Sure, Republicans can point the finger at Obama over the debt-ceiling standoff. Blame the 60-vote standard in Senate. And, yes, President Trump has his fingerprints all over the current chaos. But the central culprit here over the last eight years has been the House GOP — whether led by John Boehner or Paul Ryan.
"They're really horrible hostage-takers," Sen. Lisa Murkowski, R-Alaska, said of House Republicans, per the Washington Post's Paul Kane.
Trump says Democrats will own a shutdown, but that's not what he said 10 days ago
Already this morning, President Trump has tweeted TEN times about his border ball and a potential government shutdown. Here's one of them: "Senator Mitch McConnell should fight for the Wall and Border Security as hard as he fought for anything. He will need Democrat votes, but as shown in the House, good things happen.

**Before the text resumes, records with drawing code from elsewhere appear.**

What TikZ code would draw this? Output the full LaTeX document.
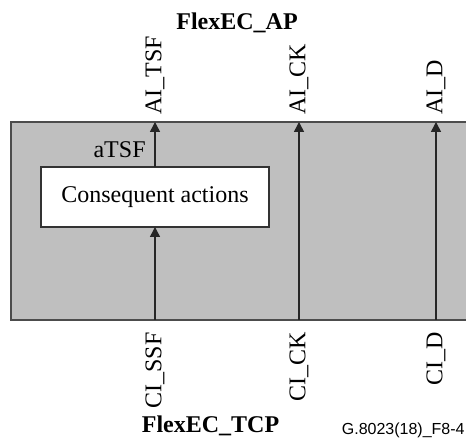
\documentclass[tikz,border=0pt]{standalone}
\usepackage{fontspec}
\setmainfont{Liberation Serif}
\newfontfamily\figsans{Liberation Sans}
\usepackage{tikz}
\usetikzlibrary{arrows.meta,positioning}

\begin{document}
\begin{tikzpicture}[
  x=0.5pt, y=0.5pt,
  every node/.style={font=\fontsize{12pt}{14pt}\selectfont},
  atomic/.style={draw=black!70, line width=0.9pt, fill=black!25, inner sep=0pt, outer sep=0pt},
  actbox/.style={draw=black!80, line width=0.75pt, fill=white, inner sep=0pt, outer sep=0pt, minimum width=114pt, minimum height=30pt},
  sig/.style={-{Triangle[length=5pt, width=5pt]}, line width=0.75pt, draw=black!85},
  toplbl/.style={rotate=90, anchor=west, inner sep=0pt},
  botlbl/.style={rotate=90, anchor=east, inner sep=0pt}
]
\useasboundingbox (0,0) rectangle (466,438);

% adaptation function
\node[atomic, minimum width=229.5pt, minimum height=99pt] (flexec) at (240.5,217) {};
\node[actbox] (cons) at (155,241) {Consequent actions};

% access points
\node[toplbl] (aitsf) at (155,323) {AI\_TSF};
\node[toplbl] (aick) at (299,323) {AI\_CK};
\node[toplbl] (aid) at (436,323) {AI\_D};
\node[botlbl] (cissf) at (155,106) {CI\_SSF};
\node[botlbl] (cick) at (299,106) {CI\_CK};
\node[botlbl] (cid) at (436,106) {CI\_D};

\node[anchor=base east, inner sep=0pt] (atsf) at (146,280) {aTSF};
\node[anchor=base, inner sep=0pt, font=\fontsize{12pt}{14pt}\selectfont\bfseries] (ap) at (237,408) {FlexEC\_AP};
\node[anchor=base, inner sep=0pt, font=\fontsize{12pt}{14pt}\selectfont\bfseries] (tcp) at (210.5,5) {FlexEC\_TCP};
\node[anchor=base east, inner sep=0pt, font=\figsans\fontsize{8pt}{10pt}\selectfont] (figid) at (465,3) {G.8023(18)\_F8-4};

\draw[sig] (cissf.east |- flexec.south) -- (cons.south);
\draw[sig] (cons.north) -- (aitsf.west |- flexec.north);
\draw[sig] (cick.east |- flexec.south) -- (aick.west |- flexec.north);
\draw[sig] (cid.east |- flexec.south) -- (aid.west |- flexec.north);
\end{tikzpicture}
\end{document}
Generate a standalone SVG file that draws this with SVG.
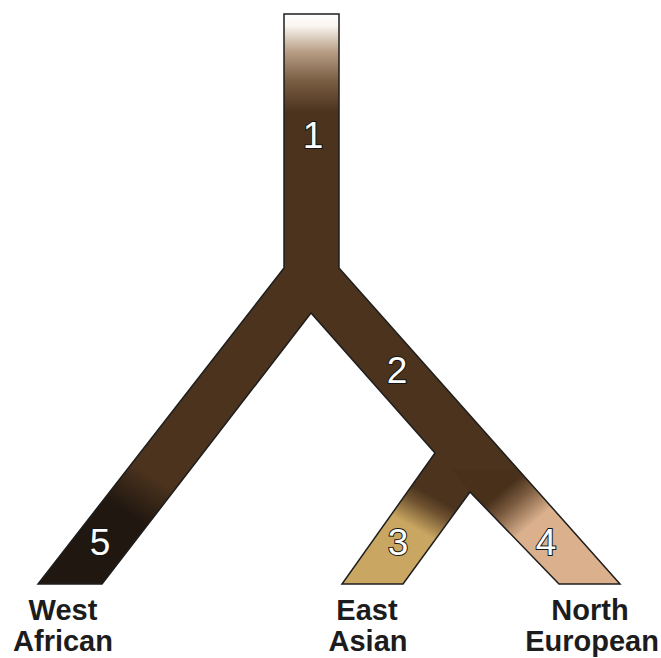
<svg xmlns="http://www.w3.org/2000/svg" width="661" height="658" viewBox="0 0 661 658">
<style>
.num{font-family:"Liberation Sans",Arial,sans-serif;font-size:37px;fill:#ffffff;stroke:#151515;stroke-width:2;paint-order:stroke;text-anchor:middle}
.lab{font-family:"Liberation Sans",Arial,sans-serif;font-size:29px;font-weight:bold;fill:#1c1c1c;text-anchor:middle}
.outline{fill:none;stroke:#1e1e1e;stroke-width:1.5;stroke-linejoin:miter}
</style>
<defs>
<polygon id="shape" points="284,14 339,14 339,268 620,584 559,584 470,492 403,584 342,584 435,453 311,313 102,584 38,584 284,268"/>
<clipPath id="clip"><use href="#shape"/></clipPath>
<linearGradient id="gTop" gradientUnits="userSpaceOnUse" x1="0" y1="14" x2="0" y2="112">
<stop offset="0" stop-color="#ffffff"/>
<stop offset="0.12" stop-color="#faf6f1"/>
<stop offset="0.38" stop-color="#b89f86"/>
<stop offset="0.68" stop-color="#7a5e43"/>
<stop offset="1" stop-color="#4b331e"/>
</linearGradient>
<linearGradient id="gWest" gradientUnits="userSpaceOnUse" x1="152" y1="476" x2="128" y2="514">
<stop offset="0" stop-color="#4b331e"/>
<stop offset="1" stop-color="#201710"/>
</linearGradient>
<linearGradient id="gEast" gradientUnits="userSpaceOnUse" x1="432" y1="496" x2="414" y2="528">
<stop offset="0" stop-color="#4b331e"/>
<stop offset="0.35" stop-color="#6e5230"/>
<stop offset="1" stop-color="#c9a762"/>
</linearGradient>
<linearGradient id="gNorth" gradientUnits="userSpaceOnUse" x1="503" y1="490" x2="532" y2="524">
<stop offset="0" stop-color="#48301b"/>
<stop offset="0.4" stop-color="#7c5c40"/>
<stop offset="1" stop-color="#dab08d"/>
</linearGradient>
</defs>

<g id="tree">
<use href="#shape" fill="#4b331e"/>
<g clip-path="url(#clip)">
<rect x="280" y="10" width="64" height="104" fill="url(#gTop)"/>
<polygon points="0,440 260,440 260,600 0,600" fill="url(#gWest)"/>
<polygon points="435,453 470,492 403,584 342,584" fill="url(#gEast)"/>
<polygon points="452,470 560,470 640,590 559,590 470,492" fill="url(#gNorth)"/>
</g>
<use href="#shape" class="outline"/>
</g>

<g id="n1"><text class="num" x="313" y="148">1</text></g>
<g id="n2"><text class="num" x="397" y="383">2</text></g>
<g id="n3"><text class="num" x="398" y="555">3</text></g>
<g id="n4"><text class="num" x="546" y="555">4</text></g>
<g id="n5"><text class="num" x="100" y="555">5</text></g>

<g id="west"><text class="lab" x="63" y="620">West</text><text class="lab" x="63" y="651">African</text></g>
<g id="east"><text class="lab" x="367" y="620">East</text><text class="lab" x="368" y="651">Asian</text></g>
<g id="north"><text class="lab" x="590" y="620">North</text><text class="lab" x="592" y="651">European</text></g>
</svg>
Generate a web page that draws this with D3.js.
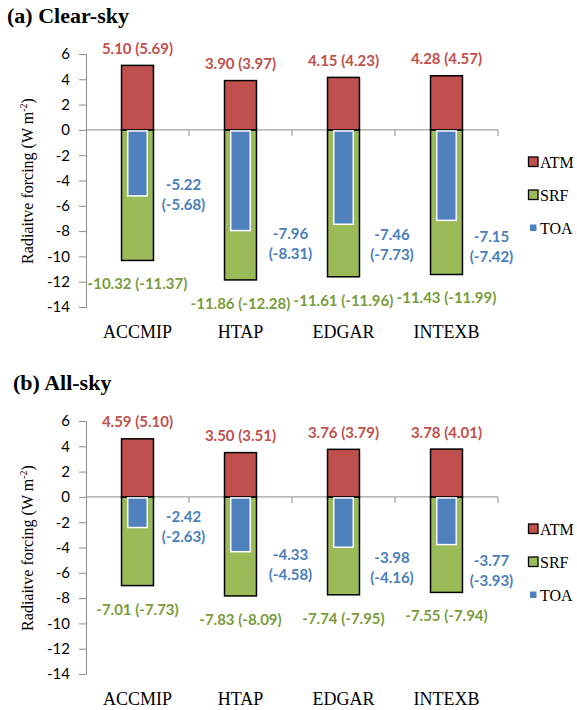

If enough Dems don't vote, it will be a Democrat Shutdown! House Republicans were great yesterday!"
But remember, here's what Trump said in his December 11 meeting with Nancy Pelosi and Chuck Schumer: "I'm going to shut it down for border security."
Trump also tweeted this morning about the House GOP's passage of their spending measure containing $5 billion for his wall: "No matter what happens today in the Senate, Republican House Members should be very proud of themselves. They flew back to Washington from all parts of the World in order to vote for Border Security and the Wall. Not one Democrat voted yes, and we won big. I am very proud of you!"
And he called on Mitch McConnell to end the filibuster to get his border wall: "Mitch, use the Nuclear Option and get it done! Our Country is counting on you!"
But there hasn't been one tweet from Trump this morning on Mattis' resignation — and on what Mattis said in his resignation letter.
NBC News: Mueller is nearing the end of his investigation
"Special counsel Robert Mueller is nearing the end of his historic investigation into Russian election interference and is expected to submit a confidential report to the attorney general as early as mid-February, government officials and others familiar with the situation tell NBC News," per NBC's Pete Williams and Ken Dilanian.
"'They clearly are tying up loose ends,' said a lawyer who has been in contact with the Mueller team. The sources either did not know or would not say whether Mueller has answered the fundamental question he was hired to investigate: Whether Trump or anyone around him conspired with the Russian intelligence operations to help his campaign."